MYST-mediated epigenetic regulation determines the adaptive artemisinin-resistant in Plasmodium falciparum [ChIP-Seq]

To investigate the artemisinin resistance mechanism, we conducted a systematical evaluation of histone acetyltransferase expression in 45 cloned P. falciparum parasites and 30 wild-type field isolates. Remarkably, PfMYST, a member of the histone acetyltransferase MYST family, emerged as the sole candidate significantly associated with prolonged ring-survive of parasites. CHIP-seq analysis revealed PfMYST’s pivotal role in mediating histone modifications, particularly in H4K5ac and H4K8ac, within the P. falciparum genome. Through single-cell RNA sequence and conditional knockdown approaches, we identified and functionally validated PfMYST-targeted genes contributing to Plasmodium’s adaptive artemisinin resistance. We generated transgenic parasite lines tagged with HA and GFP (PfMYST-HA_GFP) in 3D7 stain using the CRISPR-Cas9 technique. To explore changes in histone acetylation upon PfMYST knockdown, we conducted a series of chromatin immunoprecipitation and high-throughput sequencing (ChIP-seq) assays targeting PfMYST, H4K5ac, H4K8ac, H4K12ac, and H4K16ac in both ring-stage and schizont-stage of PfMYST-HA_GFP and PfMYST-Ribo (PfMYST-off and wild type clones) respectively.
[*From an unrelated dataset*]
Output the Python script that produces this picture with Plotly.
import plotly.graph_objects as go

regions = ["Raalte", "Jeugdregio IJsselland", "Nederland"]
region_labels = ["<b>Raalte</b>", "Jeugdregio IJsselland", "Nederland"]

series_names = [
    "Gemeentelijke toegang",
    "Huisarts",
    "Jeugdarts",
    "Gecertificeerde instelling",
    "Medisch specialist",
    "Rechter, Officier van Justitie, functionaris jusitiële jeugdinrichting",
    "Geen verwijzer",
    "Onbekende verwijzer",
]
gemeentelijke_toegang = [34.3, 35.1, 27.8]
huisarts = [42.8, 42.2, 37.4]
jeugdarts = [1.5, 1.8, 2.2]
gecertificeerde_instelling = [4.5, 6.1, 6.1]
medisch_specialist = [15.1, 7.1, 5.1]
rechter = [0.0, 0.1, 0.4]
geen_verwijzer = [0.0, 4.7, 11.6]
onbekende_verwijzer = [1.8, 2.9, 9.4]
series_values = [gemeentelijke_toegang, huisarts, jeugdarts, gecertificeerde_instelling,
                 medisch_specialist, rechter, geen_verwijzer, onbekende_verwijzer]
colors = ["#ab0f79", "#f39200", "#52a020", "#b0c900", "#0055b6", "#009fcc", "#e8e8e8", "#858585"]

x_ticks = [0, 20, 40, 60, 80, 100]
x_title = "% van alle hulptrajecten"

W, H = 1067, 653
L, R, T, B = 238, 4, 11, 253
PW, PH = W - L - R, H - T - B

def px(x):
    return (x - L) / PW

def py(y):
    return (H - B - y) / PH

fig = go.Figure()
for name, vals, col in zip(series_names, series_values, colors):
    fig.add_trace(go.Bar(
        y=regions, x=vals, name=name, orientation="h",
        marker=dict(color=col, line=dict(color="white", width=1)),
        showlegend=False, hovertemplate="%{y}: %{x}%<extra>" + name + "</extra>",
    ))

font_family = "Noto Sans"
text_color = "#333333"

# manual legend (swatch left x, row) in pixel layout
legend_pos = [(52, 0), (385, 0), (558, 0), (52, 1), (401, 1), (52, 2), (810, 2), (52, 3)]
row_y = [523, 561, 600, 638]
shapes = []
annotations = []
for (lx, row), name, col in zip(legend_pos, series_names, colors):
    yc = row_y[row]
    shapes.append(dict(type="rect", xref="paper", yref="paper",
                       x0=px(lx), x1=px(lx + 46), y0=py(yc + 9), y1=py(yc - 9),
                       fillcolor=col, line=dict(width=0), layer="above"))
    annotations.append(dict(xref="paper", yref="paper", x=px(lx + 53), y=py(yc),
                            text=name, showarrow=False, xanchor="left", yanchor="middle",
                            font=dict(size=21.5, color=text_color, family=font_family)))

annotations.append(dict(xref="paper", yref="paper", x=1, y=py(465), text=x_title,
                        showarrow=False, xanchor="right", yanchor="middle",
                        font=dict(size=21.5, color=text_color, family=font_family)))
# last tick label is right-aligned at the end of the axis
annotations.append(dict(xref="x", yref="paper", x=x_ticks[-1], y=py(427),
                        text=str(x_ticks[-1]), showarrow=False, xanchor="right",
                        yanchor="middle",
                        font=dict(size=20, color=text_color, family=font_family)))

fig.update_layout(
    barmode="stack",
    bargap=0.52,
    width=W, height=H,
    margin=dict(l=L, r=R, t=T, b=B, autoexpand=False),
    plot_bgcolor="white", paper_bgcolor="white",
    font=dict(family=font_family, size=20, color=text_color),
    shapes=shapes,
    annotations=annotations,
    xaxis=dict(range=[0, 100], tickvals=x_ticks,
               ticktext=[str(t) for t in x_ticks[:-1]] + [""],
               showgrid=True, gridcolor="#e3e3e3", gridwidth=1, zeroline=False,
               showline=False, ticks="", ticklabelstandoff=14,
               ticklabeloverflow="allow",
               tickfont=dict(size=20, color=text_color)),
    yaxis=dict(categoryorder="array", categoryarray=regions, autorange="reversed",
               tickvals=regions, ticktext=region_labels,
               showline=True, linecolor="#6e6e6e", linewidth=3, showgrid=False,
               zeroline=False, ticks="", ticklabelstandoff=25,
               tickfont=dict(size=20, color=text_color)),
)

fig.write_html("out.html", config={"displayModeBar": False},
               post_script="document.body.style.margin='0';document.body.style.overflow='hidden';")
为探究青蒿素抗性（artemisinin resistance）的作用机制，我们对45株克隆化恶性疟原虫（Plasmodium falciparum, P. falciparum）寄生虫与30株野生型野外分离株的组蛋白乙酰转移酶（histone acetyltransferase）表达水平开展了系统性评价。值得注意的是，组蛋白乙酰转移酶MYST家族成员PfMYST成为唯一与寄生虫环期存活时间延长显著相关的候选基因。染色质免疫共沉淀测序（chromatin immunoprecipitation sequencing, ChIP-seq）分析揭示了PfMYST在介导恶性疟原虫基因组组蛋白修饰中的关键作用，尤其对H4K5ac与H4K8ac修饰的调控尤为显著。通过单细胞RNA测序与条件性敲低技术，我们筛选并功能验证了参与疟原虫适应性青蒿素抗性的PfMYST靶基因。我们利用CRISPR-Cas9技术在3D7菌株中构建了带有血凝素（hemagglutinin, HA）与绿色荧光蛋白（green fluorescent protein, GFP）标签的转基因寄生虫株PfMYST-HA_GFP。为探究PfMYST敲低后组蛋白乙酰化水平的变化，我们分别在环期与裂殖体期的PfMYST-HA_GFP与PfMYST-Ribo株（包含PfMYST敲低克隆与野生型克隆）中开展了一系列针对PfMYST、H4K5ac、H4K8ac、H4K12ac及H4K16ac的染色质免疫共沉淀高通量测序（ChIP-seq）实验。